REQUIREMENT: Please retype the records below exactly, from the first line through the line containing "node[coef, pos=0.48] (alp)", and leave out any pictures.

EXTRACTED ENTRIES:
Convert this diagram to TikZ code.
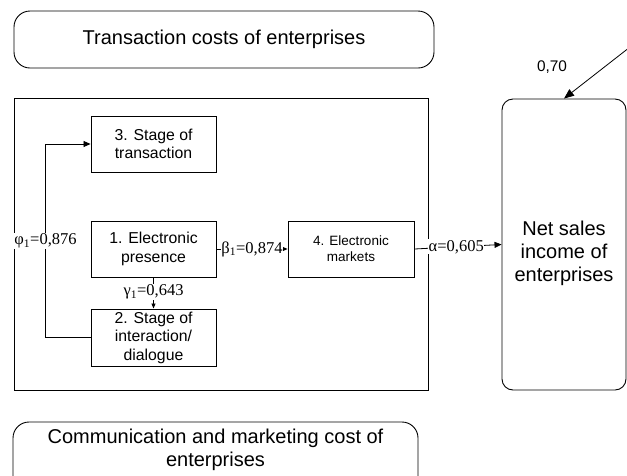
\documentclass[tikz,border=0pt]{standalone}
\usepackage{fontspec}
\setmainfont{Liberation Sans}
\newfontfamily\tms{Liberation Serif}
\usetikzlibrary{arrows.meta}
\begin{document}
\begin{tikzpicture}[x=1pt,y=-1pt,
  every node/.style={inner sep=0pt},
  boxline/.style={draw=black, line width=0.9pt},
  stagebox/.style={boxline, minimum width=125pt, minimum height=56pt, align=center,
    font=\fontsize{15.8}{18.5}\selectfont},
  roundbox/.style={boxline, rounded corners=16pt},
  coef/.style={fill=white, font=\tms\fontsize{16.5}{16.5}\selectfont, inner sep=0.6pt},
  conn/.style={line width=0.8pt, -{Triangle[length=7pt,width=6pt]}},
  bigtext/.style={align=center, font=\fontsize{20}{23}\selectfont},
]
\useasboundingbox (0,0) rectangle (627,475);

% top rounded box
\node[roundbox, minimum width=420pt, minimum height=57pt, bigtext] (tc) at (224,39.5)
  {Transaction costs of enterprises};

% frame
\node[boxline, minimum width=414pt, minimum height=292pt] (frame) at (221,244) {};

% net sales box
\node[boxline, rounded corners=11pt, minimum width=124pt, minimum height=291pt] (ns) at (564,244.5) {};
\node[bigtext] (nstext) at (564,253) {Net sales\\income of\\enterprises};

% bottom rounded box (cut by picture edge)
\draw[roundbox] (13,422) rectangle (418,495);
\node[bigtext] (cmc) at (215.5,450) {Communication and marketing cost of\\enterprises};

% stage boxes
\node[stagebox] (s3) at (153.5,144) {3. Stage of\\transaction};
\node[stagebox] (s1) at (153.5,249) {1. Electronic\\presence};
\node[stagebox, minimum height=57pt] (s2) at (153.5,337.5) {2. Stage of\\interaction/\\dialogue};
\node[stagebox, minimum width=126pt, font=\fontsize{13.5}{16}\selectfont] (s4) at (351,249) {4. Electronic\\markets};

% connectors
\draw[conn] (s2.west) -- ++(-45,0) |- (s3.west)
  node[coef, pos=0.25] (phi) {φ\textsubscript{1}=0,876};
\draw[line width=0.8pt, -{Triangle[length=5pt,width=4pt]}] (s1.south) -- (s2.north)
  node[coef, midway, yshift=1pt] (gam) {γ\textsubscript{1}=0,643};
\draw[conn] (s1.east) -- (s4.west)
  node[coef, midway] (bet) {β\textsubscript{1}=0,874};
\draw[conn] (s4.east) -- (ns.west)
  node[coef, pos=0.48] (alp) {α=0,605};

% 0,70 arrow
\coordinate (src) at (680,8);
\draw[line width=0.8pt, -{Triangle[length=10pt,width=8pt]}] (src) -- (ns.north);
\node[font=\fontsize{15.4}{17}\selectfont] (c70) at (552,67) {0,70};
\end{tikzpicture}
\end{document}
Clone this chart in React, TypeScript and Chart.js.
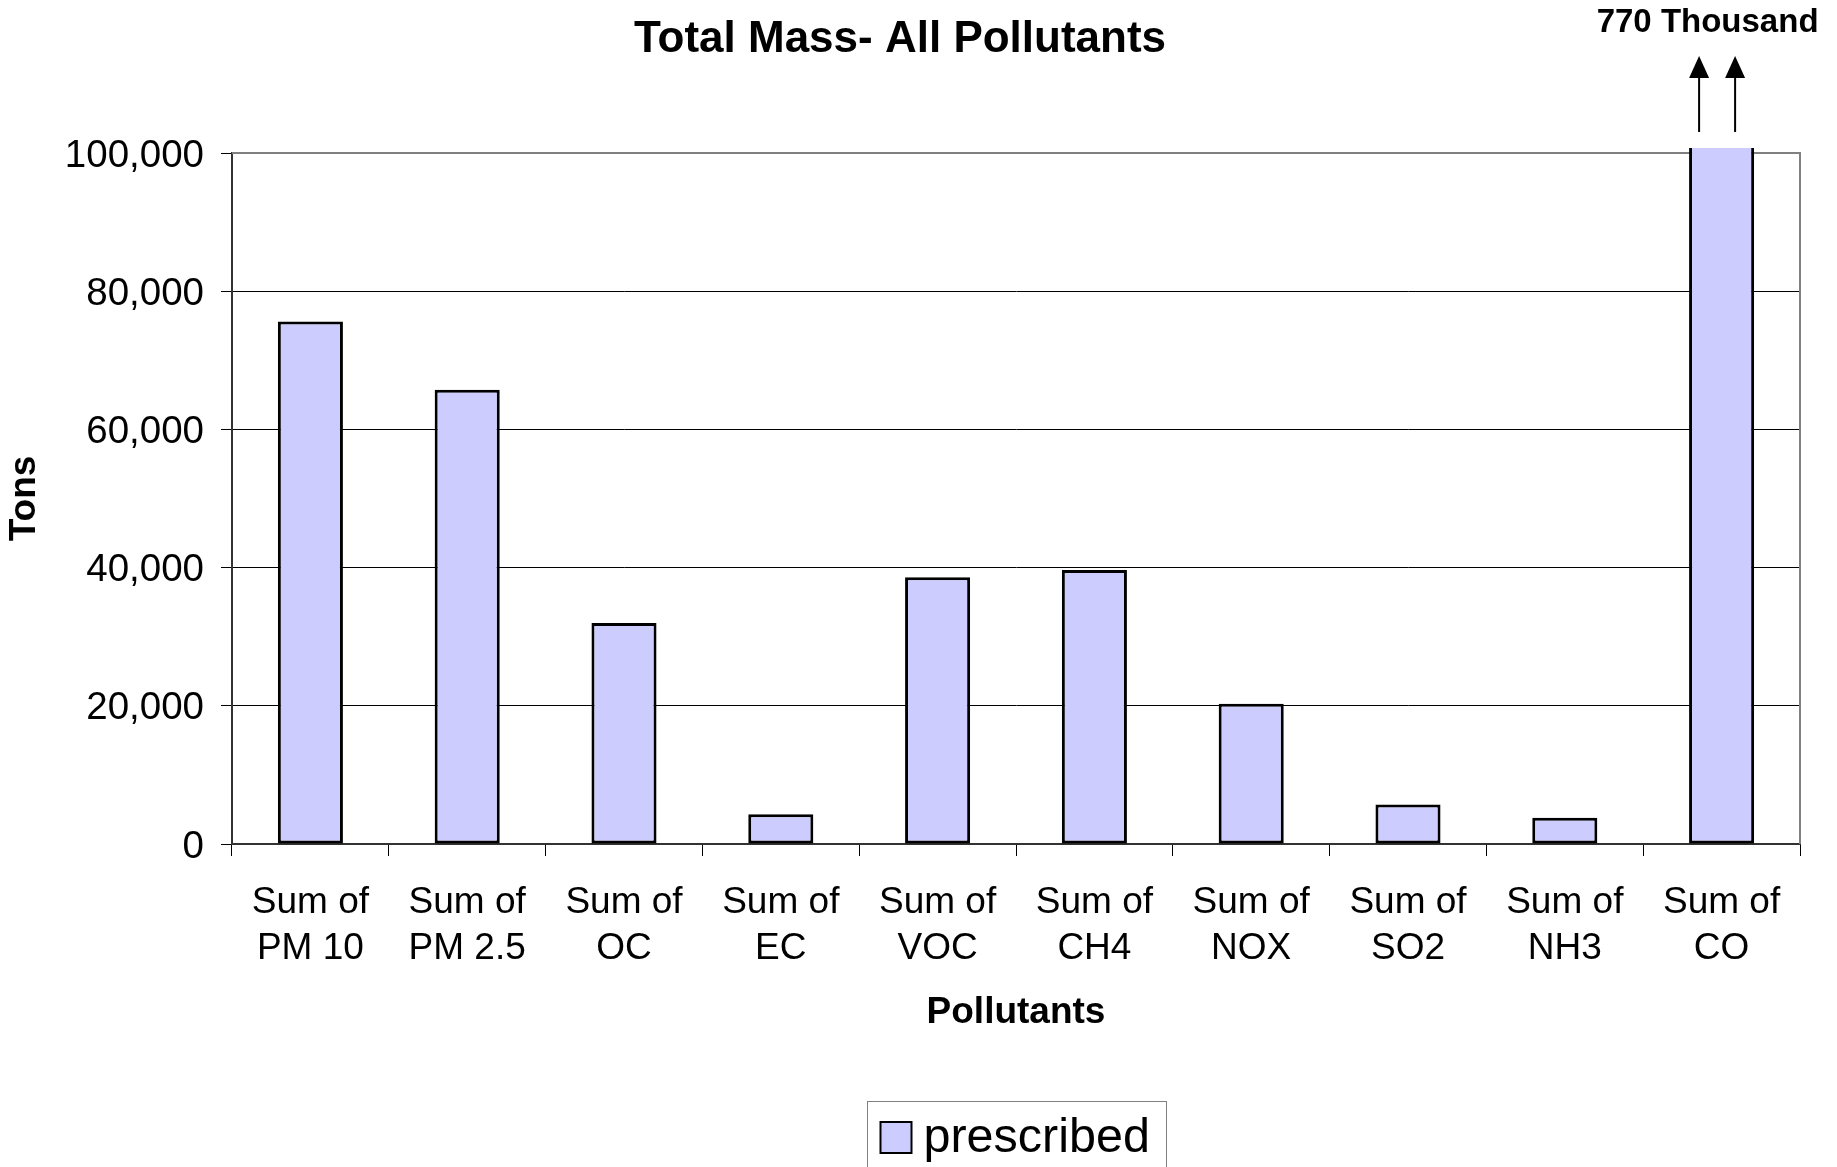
import React, { useEffect, useRef } from "react";
import { Chart, registerables } from "chart.js";

Chart.register(...registerables);

const categories: string[][] = [
  ["Sum of", "PM 10"],
  ["Sum of", "PM 2.5"],
  ["Sum of", "OC"],
  ["Sum of", "EC"],
  ["Sum of", "VOC"],
  ["Sum of", "CH4"],
  ["Sum of", "NOX"],
  ["Sum of", "SO2"],
  ["Sum of", "NH3"],
  ["Sum of", "CO"],
];
const prescribed: number[] = [75600, 65750, 32000, 4300, 38600, 39650, 20300, 5700, 3800, 770000];
const yTicks: number[] = [0, 20000, 40000, 60000, 80000, 100000];
const seriesLabel = "prescribed";
const titleText = "Total Mass- All Pollutants";
const offScaleNote = "770 Thousand";
const xTitle = "Pollutants";
const yTitle = "Tons";

const FONT = '"Liberation Sans", Arial, Helvetica, sans-serif';
const BAR_FILL = "#CCCCFF";

const decorPlugin = {
  id: "decor",
  beforeDatasetsDraw(chart: any) {
    const { ctx, chartArea: a } = chart;
    ctx.save();
    ctx.strokeStyle = "#808080";
    ctx.lineWidth = 2;
    ctx.beginPath();
    ctx.moveTo(a.left, a.top);
    ctx.lineTo(a.right, a.top);
    ctx.lineTo(a.right, a.bottom);
    ctx.stroke();
    ctx.restore();
  },
  afterDraw(chart: any) {
    const { ctx, chartArea: a } = chart;
    const meta = chart.getDatasetMeta(0);
    const bar = meta.data[prescribed.length - 1];
    ctx.save();
    // arrows above the off-scale bar
    const arrowXs = [bar.x - 22.5, bar.x + 13.5];
    ctx.strokeStyle = "#000";
    ctx.fillStyle = "#000";
    ctx.lineWidth = 2;
    for (const x of arrowXs) {
      ctx.beginPath();
      ctx.moveTo(x, a.top - 21);
      ctx.lineTo(x, 76);
      ctx.stroke();
      ctx.beginPath();
      ctx.moveTo(x, 56);
      ctx.lineTo(x - 10, 78);
      ctx.lineTo(x + 10, 78);
      ctx.closePath();
      ctx.fill();
    }
    ctx.font = `bold 33px ${FONT}`;
    ctx.textAlign = "center";
    ctx.textBaseline = "alphabetic";
    ctx.fillText(offScaleNote, bar.x - 14, 32);

    // legend
    const cx = (a.left + a.right) / 2;
    const w = 299;
    const left = cx - w / 2;
    const top = 1101.5;
    ctx.strokeStyle = "#808080";
    ctx.lineWidth = 1;
    ctx.strokeRect(Math.round(left) + 0.5, top, w, 120);
    ctx.fillStyle = BAR_FILL;
    ctx.fillRect(left + 14, 1122, 31, 31);
    ctx.strokeStyle = "#000";
    ctx.lineWidth = 2;
    ctx.strokeRect(left + 14, 1122, 31, 31);
    ctx.fillStyle = "#000";
    ctx.font = `48.5px ${FONT}`;
    ctx.textAlign = "left";
    ctx.fillText(seriesLabel, left + 57, 1152);
    ctx.restore();
  },
};

export default function App() {
  const ref = useRef<HTMLCanvasElement | null>(null);
  useEffect(() => {
    if (!ref.current) return;
    Chart.defaults.font.family = FONT;
    Chart.defaults.color = "#000";
    const chart = new Chart(ref.current, {
      type: "bar",
      data: {
        labels: categories,
        datasets: [
          {
            label: seriesLabel,
            data: prescribed,
            backgroundColor: BAR_FILL,
            borderColor: "#000",
            borderWidth: 3,
            borderSkipped: false,
            barPercentage: 0.415,
            categoryPercentage: 1,
            clip: { left: false, top: 5, right: false, bottom: false },
          } as any,
        ],
      },
      options: {
        animation: false,
        responsive: false,
        devicePixelRatio: 1,
        layout: { padding: { left: 0, right: 37, top: 0, bottom: 132 } },
        plugins: {
          legend: { display: false },
          tooltip: { enabled: false },
          title: {
            display: true,
            text: titleText,
            font: { size: 44, weight: "bold", family: FONT, lineHeight: 1.2 },
            color: "#000",
            padding: { top: 13, bottom: 87.2 },
          },
        },
        scales: {
          x: {
            grid: {
              display: true,
              drawOnChartArea: false,
              drawTicks: true,
              tickLength: 12,
              tickColor: "#000",
              offset: true,
            },
            border: { display: true, color: "#333", width: 2 },
            ticks: {
              autoSkip: false,
              maxRotation: 0,
              minRotation: 0,
              padding: 23.5,
              font: { size: 37, family: FONT, lineHeight: 1.24 },
              color: "#000",
            },
            title: {
              display: true,
              text: xTitle,
              font: { size: 37, weight: "bold", family: FONT, lineHeight: 1.2 },
              color: "#000",
              padding: { top: 0, bottom: 0 },
            },
            afterFit: (scale: any) => {
              scale.height = 191;
            },
          },
          y: {
            min: 0,
            max: 100000,
            grid: {
              color: "#000",
              lineWidth: 1,
              drawTicks: true,
              tickLength: 11,
              tickColor: "#000",
            },
            border: { display: true, color: "#333", width: 2 },
            afterBuildTicks: (scale: any) => {
              scale.ticks = yTicks.map((v) => ({ value: v }));
            },
            ticks: {
              padding: 17,
              labelOffset: 3,
              font: { size: 38.5, family: FONT },
              color: "#000",
              callback: (v: any) => Number(v).toLocaleString("en-US"),
            },
            title: {
              display: true,
              text: yTitle,
              font: { size: 37, weight: "bold", family: FONT, lineHeight: 1.2 },
              color: "#000",
              padding: { top: 3, bottom: 0 },
            },
            afterFit: (scale: any) => {
              scale.width = 232;
            },
          },
        },
      },
      plugins: [decorPlugin],
    });
    return () => chart.destroy();
  }, []);
  return (
    <div style={{ position: "absolute", left: 0, top: 0, width: 1837, height: 1167, background: "#fff" }}>
      <canvas ref={ref} width={1837} height={1167} style={{ display: "block" }} />
    </div>
  );
}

REPLY TO THE TASK:
Convert this diagram to TikZ code.
\documentclass[tikz,border=0pt]{standalone}
\usepackage{fontspec}
\setmainfont{Liberation Sans}
\newfontfamily\tms{Liberation Serif}
\usetikzlibrary{arrows.meta}
\begin{document}
\begin{tikzpicture}[x=1pt,y=-1pt,
  every node/.style={inner sep=0pt},
  boxline/.style={draw=black, line width=0.9pt},
  stagebox/.style={boxline, minimum width=125pt, minimum height=56pt, align=center,
    font=\fontsize{15.8}{18.5}\selectfont},
  roundbox/.style={boxline, rounded corners=16pt},
  coef/.style={fill=white, font=\tms\fontsize{16.5}{16.5}\selectfont, inner sep=0.6pt},
  conn/.style={line width=0.8pt, -{Triangle[length=7pt,width=6pt]}},
  bigtext/.style={align=center, font=\fontsize{20}{23}\selectfont},
]
\useasboundingbox (0,0) rectangle (627,475);

% top rounded box
\node[roundbox, minimum width=420pt, minimum height=57pt, bigtext] (tc) at (224,39.5)
  {Transaction costs of enterprises};

% frame
\node[boxline, minimum width=414pt, minimum height=292pt] (frame) at (221,244) {};

% net sales box
\node[boxline, rounded corners=11pt, minimum width=124pt, minimum height=291pt] (ns) at (564,244.5) {};
\node[bigtext] (nstext) at (564,253) {Net sales\\income of\\enterprises};

% bottom rounded box (cut by picture edge)
\draw[roundbox] (13,422) rectangle (418,495);
\node[bigtext] (cmc) at (215.5,450) {Communication and marketing cost of\\enterprises};

% stage boxes
\node[stagebox] (s3) at (153.5,144) {3. Stage of\\transaction};
\node[stagebox] (s1) at (153.5,249) {1. Electronic\\presence};
\node[stagebox, minimum height=57pt] (s2) at (153.5,337.5) {2. Stage of\\interaction/\\dialogue};
\node[stagebox, minimum width=126pt, font=\fontsize{13.5}{16}\selectfont] (s4) at (351,249) {4. Electronic\\markets};

% connectors
\draw[conn] (s2.west) -- ++(-45,0) |- (s3.west)
  node[coef, pos=0.25] (phi) {φ\textsubscript{1}=0,876};
\draw[line width=0.8pt, -{Triangle[length=5pt,width=4pt]}] (s1.south) -- (s2.north)
  node[coef, midway, yshift=1pt] (gam) {γ\textsubscript{1}=0,643};
\draw[conn] (s1.east) -- (s4.west)
  node[coef, midway] (bet) {β\textsubscript{1}=0,874};
\draw[conn] (s4.east) -- (ns.west)
  node[coef, pos=0.48] (alp) {α=0,605};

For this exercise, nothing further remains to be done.